PROBLEM REQUIREMENTS:
Repeat the lines of the data that follow, please, starting at the first and stopping after the one with "(567,282) rectangle (804,412);".
***
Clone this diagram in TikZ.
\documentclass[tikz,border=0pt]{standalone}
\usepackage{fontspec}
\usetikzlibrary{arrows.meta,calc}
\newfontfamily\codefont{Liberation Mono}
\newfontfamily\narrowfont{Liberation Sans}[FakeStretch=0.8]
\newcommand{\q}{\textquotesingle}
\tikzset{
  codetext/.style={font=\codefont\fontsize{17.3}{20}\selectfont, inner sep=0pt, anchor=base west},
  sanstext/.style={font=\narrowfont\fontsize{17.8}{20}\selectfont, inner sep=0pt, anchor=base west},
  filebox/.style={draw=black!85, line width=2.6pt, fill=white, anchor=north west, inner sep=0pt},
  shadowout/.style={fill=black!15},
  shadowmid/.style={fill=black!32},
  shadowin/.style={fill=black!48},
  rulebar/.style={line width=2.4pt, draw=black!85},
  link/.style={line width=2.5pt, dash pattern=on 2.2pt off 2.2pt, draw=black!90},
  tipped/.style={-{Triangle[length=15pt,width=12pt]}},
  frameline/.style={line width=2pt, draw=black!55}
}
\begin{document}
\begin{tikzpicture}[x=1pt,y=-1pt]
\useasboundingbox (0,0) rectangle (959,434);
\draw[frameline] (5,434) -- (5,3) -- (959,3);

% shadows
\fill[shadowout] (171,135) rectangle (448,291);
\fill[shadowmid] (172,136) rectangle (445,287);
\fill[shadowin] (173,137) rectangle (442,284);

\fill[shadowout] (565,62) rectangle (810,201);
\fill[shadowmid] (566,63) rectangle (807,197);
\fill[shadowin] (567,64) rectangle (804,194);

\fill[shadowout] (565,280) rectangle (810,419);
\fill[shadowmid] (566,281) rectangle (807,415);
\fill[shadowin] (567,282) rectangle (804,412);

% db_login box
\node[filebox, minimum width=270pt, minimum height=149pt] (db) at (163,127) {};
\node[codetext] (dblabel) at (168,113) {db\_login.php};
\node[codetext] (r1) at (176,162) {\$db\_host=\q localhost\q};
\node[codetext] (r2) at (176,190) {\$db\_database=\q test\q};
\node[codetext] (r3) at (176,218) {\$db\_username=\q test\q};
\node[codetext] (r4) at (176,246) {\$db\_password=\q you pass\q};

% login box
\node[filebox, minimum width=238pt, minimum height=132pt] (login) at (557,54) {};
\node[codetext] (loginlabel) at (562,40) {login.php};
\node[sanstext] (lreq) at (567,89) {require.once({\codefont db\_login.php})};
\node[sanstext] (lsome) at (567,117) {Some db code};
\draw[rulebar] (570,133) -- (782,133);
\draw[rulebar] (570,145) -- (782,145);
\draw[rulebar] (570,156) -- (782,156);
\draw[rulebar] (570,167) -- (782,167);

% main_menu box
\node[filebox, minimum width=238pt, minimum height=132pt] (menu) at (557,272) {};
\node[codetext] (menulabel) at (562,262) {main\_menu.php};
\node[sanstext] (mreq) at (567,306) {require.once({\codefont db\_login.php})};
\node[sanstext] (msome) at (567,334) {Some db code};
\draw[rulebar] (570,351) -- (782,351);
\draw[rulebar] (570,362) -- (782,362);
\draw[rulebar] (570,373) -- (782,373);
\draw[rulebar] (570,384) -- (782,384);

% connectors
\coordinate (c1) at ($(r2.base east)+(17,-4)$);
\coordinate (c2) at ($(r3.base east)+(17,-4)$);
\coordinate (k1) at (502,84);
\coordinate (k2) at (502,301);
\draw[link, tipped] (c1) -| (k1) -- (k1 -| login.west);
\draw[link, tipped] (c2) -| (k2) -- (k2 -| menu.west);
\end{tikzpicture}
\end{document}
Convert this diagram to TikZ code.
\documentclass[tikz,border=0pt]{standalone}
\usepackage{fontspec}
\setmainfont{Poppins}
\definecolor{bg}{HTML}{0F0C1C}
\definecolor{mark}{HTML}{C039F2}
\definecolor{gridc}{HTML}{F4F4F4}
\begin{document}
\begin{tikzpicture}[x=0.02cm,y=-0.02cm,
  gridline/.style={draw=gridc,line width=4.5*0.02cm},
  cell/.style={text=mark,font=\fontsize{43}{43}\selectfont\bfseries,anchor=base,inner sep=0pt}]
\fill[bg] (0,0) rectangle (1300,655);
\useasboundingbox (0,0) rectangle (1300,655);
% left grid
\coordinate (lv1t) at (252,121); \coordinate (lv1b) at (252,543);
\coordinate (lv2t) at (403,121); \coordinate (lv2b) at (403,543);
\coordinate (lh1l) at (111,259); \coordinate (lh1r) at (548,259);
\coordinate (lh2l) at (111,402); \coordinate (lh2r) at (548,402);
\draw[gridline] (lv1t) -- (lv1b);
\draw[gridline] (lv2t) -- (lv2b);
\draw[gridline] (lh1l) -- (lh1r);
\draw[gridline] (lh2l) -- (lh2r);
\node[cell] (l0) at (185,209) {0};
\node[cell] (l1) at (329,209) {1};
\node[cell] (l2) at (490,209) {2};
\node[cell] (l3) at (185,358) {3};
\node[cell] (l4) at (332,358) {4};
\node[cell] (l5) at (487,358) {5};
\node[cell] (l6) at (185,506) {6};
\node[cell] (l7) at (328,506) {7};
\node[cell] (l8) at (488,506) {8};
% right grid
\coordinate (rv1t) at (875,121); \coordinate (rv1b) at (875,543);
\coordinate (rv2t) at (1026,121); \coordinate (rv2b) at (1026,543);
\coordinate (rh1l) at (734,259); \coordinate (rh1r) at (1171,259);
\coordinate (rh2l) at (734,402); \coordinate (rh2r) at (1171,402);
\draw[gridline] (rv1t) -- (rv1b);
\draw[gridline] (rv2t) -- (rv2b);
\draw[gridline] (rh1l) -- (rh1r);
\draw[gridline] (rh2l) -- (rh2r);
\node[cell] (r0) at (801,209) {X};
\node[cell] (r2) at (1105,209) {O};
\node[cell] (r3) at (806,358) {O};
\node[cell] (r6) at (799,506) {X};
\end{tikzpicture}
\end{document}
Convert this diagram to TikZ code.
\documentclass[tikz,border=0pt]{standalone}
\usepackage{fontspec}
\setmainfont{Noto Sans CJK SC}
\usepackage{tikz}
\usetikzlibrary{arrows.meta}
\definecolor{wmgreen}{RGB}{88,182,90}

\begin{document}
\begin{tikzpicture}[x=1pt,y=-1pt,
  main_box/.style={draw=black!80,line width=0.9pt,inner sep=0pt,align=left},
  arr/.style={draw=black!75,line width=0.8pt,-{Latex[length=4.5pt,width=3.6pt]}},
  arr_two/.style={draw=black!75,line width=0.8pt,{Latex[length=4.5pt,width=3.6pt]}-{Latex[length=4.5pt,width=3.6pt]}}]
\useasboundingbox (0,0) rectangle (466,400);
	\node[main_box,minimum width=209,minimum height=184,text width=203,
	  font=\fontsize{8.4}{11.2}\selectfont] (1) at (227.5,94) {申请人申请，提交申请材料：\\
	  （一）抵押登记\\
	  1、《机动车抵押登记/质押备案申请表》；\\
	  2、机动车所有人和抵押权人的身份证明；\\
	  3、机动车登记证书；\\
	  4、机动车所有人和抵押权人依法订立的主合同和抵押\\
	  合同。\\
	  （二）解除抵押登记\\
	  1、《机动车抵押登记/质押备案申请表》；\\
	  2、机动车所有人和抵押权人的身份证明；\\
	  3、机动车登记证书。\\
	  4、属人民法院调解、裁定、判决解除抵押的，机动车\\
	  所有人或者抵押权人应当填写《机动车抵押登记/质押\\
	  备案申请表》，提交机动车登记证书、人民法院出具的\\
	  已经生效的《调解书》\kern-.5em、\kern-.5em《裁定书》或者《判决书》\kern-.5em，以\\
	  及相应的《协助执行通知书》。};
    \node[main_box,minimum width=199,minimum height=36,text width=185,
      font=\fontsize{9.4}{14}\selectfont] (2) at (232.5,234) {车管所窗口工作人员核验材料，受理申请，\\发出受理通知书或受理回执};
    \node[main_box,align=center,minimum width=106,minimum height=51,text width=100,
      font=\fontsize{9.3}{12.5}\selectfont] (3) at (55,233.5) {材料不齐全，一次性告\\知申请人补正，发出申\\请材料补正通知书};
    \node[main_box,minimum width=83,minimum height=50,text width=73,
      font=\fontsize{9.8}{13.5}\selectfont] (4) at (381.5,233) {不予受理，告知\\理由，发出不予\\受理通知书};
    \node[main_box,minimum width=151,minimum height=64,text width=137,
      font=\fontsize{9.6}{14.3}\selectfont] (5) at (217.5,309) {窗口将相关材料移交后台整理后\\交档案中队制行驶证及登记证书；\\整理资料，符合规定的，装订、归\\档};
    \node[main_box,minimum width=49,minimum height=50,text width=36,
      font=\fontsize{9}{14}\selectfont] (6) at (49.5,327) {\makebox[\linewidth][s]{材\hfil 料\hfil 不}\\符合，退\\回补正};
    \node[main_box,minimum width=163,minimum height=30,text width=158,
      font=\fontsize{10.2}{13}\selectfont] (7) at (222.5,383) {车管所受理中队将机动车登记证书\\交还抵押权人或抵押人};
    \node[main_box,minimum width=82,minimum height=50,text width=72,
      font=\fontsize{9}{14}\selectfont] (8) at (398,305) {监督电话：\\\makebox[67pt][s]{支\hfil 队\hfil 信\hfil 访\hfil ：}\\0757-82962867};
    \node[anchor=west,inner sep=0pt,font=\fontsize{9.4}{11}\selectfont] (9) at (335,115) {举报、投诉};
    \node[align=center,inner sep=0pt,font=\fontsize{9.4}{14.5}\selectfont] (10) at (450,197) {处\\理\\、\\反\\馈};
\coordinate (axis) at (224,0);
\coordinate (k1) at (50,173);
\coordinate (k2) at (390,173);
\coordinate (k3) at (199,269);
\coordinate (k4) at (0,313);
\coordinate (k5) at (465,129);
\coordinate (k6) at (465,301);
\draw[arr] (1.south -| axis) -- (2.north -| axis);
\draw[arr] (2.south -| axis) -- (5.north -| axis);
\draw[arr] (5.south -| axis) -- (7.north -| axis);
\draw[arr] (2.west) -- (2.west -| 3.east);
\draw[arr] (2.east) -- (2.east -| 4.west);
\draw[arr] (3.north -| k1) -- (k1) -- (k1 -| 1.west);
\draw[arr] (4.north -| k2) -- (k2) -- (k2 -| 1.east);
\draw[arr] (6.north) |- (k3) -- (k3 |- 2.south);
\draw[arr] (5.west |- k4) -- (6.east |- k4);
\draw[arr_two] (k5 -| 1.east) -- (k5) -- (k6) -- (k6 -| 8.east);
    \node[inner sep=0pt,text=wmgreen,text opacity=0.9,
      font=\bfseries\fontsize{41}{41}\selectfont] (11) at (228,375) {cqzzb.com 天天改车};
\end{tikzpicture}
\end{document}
***
ANSWER TO THE PROBLEM:
Clone this diagram in TikZ.
\documentclass[tikz,border=0pt]{standalone}
\usepackage{fontspec}
\usetikzlibrary{arrows.meta,calc}
\newfontfamily\codefont{Liberation Mono}
\newfontfamily\narrowfont{Liberation Sans}[FakeStretch=0.8]
\newcommand{\q}{\textquotesingle}
\tikzset{
  codetext/.style={font=\codefont\fontsize{17.3}{20}\selectfont, inner sep=0pt, anchor=base west},
  sanstext/.style={font=\narrowfont\fontsize{17.8}{20}\selectfont, inner sep=0pt, anchor=base west},
  filebox/.style={draw=black!85, line width=2.6pt, fill=white, anchor=north west, inner sep=0pt},
  shadowout/.style={fill=black!15},
  shadowmid/.style={fill=black!32},
  shadowin/.style={fill=black!48},
  rulebar/.style={line width=2.4pt, draw=black!85},
  link/.style={line width=2.5pt, dash pattern=on 2.2pt off 2.2pt, draw=black!90},
  tipped/.style={-{Triangle[length=15pt,width=12pt]}},
  frameline/.style={line width=2pt, draw=black!55}
}
\begin{document}
\begin{tikzpicture}[x=1pt,y=-1pt]
\useasboundingbox (0,0) rectangle (959,434);
\draw[frameline] (5,434) -- (5,3) -- (959,3);

% shadows
\fill[shadowout] (171,135) rectangle (448,291);
\fill[shadowmid] (172,136) rectangle (445,287);
\fill[shadowin] (173,137) rectangle (442,284);

\fill[shadowout] (565,62) rectangle (810,201);
\fill[shadowmid] (566,63) rectangle (807,197);
\fill[shadowin] (567,64) rectangle (804,194);

\fill[shadowout] (565,280) rectangle (810,419);
\fill[shadowmid] (566,281) rectangle (807,415);
\fill[shadowin] (567,282) rectangle (804,412);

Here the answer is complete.